3.6. Immunocytochemical Analysis

Immunocytochemistry (ICC) analysis was conducted using Type-I collagen monoclonal antibodies. Figure 7 illustrate HDFs on GaAs, GaAs-ODT, Si, Si-APTES, ITO and ITO-ODT respectively. The brown reaction indicates that an antigen-antibody complex has formed yielding a positive immunoreaction. The ICC analysis indicated that HDF’s cultured on ITO, ITO-ODT, Si, Si–APTES and GaAs-ODT, with the exception of GaAs, were positive for Type I collagen. The identification of intracellular Type-I collagen suggests that HDFs maintained their phenotype and were synthetically active.

Surface modification of industry-relevant substrates with SAMs is a promising technique for developing biocompatible and bioactive substrates. The strength of this technique lies in the fact that a monolayer of molecules can change the entire role of a substrate, from toxic to biocompatible (partially in the case of SAM-modified GaAs as demonstrated here). As the surface properties of a SAM are different from those of the bulk substrate, surface modification provide development of a more diverse set of surface chemistries through chemically altering reactive terminal groups, thus permitting development of substrates with diverse surface properties. Many approaches have been investigated to obtain predictable surface chemistries of biomaterials that either alter or inhibit specific cell functions [22,23,24,25,26,27,28,29,30]. To date, most of the cell culture studies have been performed on Au and SAM-modified Au surfaces [6,7,8,14,23,24,25,26,27,28]. Limited studies have been directed on other surfaces of importance such as indium tin oxide (ITO) [31,32], silicon (Si) [18], and gallium arsenide (GaAs) [33].

In this study, the behavior of HDF was assessed on SAM-modified and unmodified substrates of ITO, Si, and GaAS. The results from our cytotoxicity, proliferation and functionality studies indicate that HDFs proliferated well on all SAM substrates and exhibited the characteristic long spindle-shaped fibroblast morphology.

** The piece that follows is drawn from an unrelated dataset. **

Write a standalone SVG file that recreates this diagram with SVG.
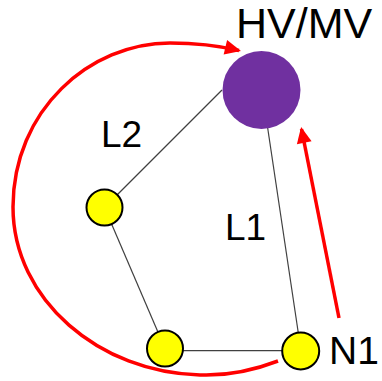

The HDFs exhibited no visible signs of stress or cytoplasmic vacuolation. HDFs also maintained their phenotype, and were synthetically active. All the substrates, except GaAs, encouraged HDFs to attach, grow, and maintain cell functionality. Initial adhesion of proteins from the media on the SAMs may be responsible for the observed cell behavior. In the case of ITO-ODT, we assume that the hydrophobic end group (–CH₃) couples with the hydrophobic part of the unfolding protein releasing many hydrophobically structured water molecules and leading to the large entropy gain for the system [34,35]. In the case of amino groups, cell proliferation has been attributed to the translocation and organization of the cells β₁ integrin to fibronectin deposited on these groups [18,36,37].

The results from our studies also provide strong evidence that cellular attachment to surfaces is influenced by small changes in the substratum chemical composition and molecular structure. It has been demonstrated that HDFs exhibit different responses to specific surface chemistries when cultured under similar conditions. Additionally, the influence of the substrate alone revealed that the HDF cells attached better on indium tin oxide substrates compared to all other unmodified substrates.

4. Conclusions

The results from our study suggest that the SAM-modified Si, GaAs and ITO substrates may be used as a model to study the interaction of cultured cells with biomaterials and for obtaining qualitative and quantitative information. The results obtained from the HDF studies can also be extended to other mammalian cell types and stem cells. Furthermore, the materials bulk properties such as conducting nature of ITO can be used to make microelectrode arrays for neuronal studies, and semi-conducting nature of Si-biological entities can be integrated to the microelectronics and the clinical usage can be explored more using surface modification strategies.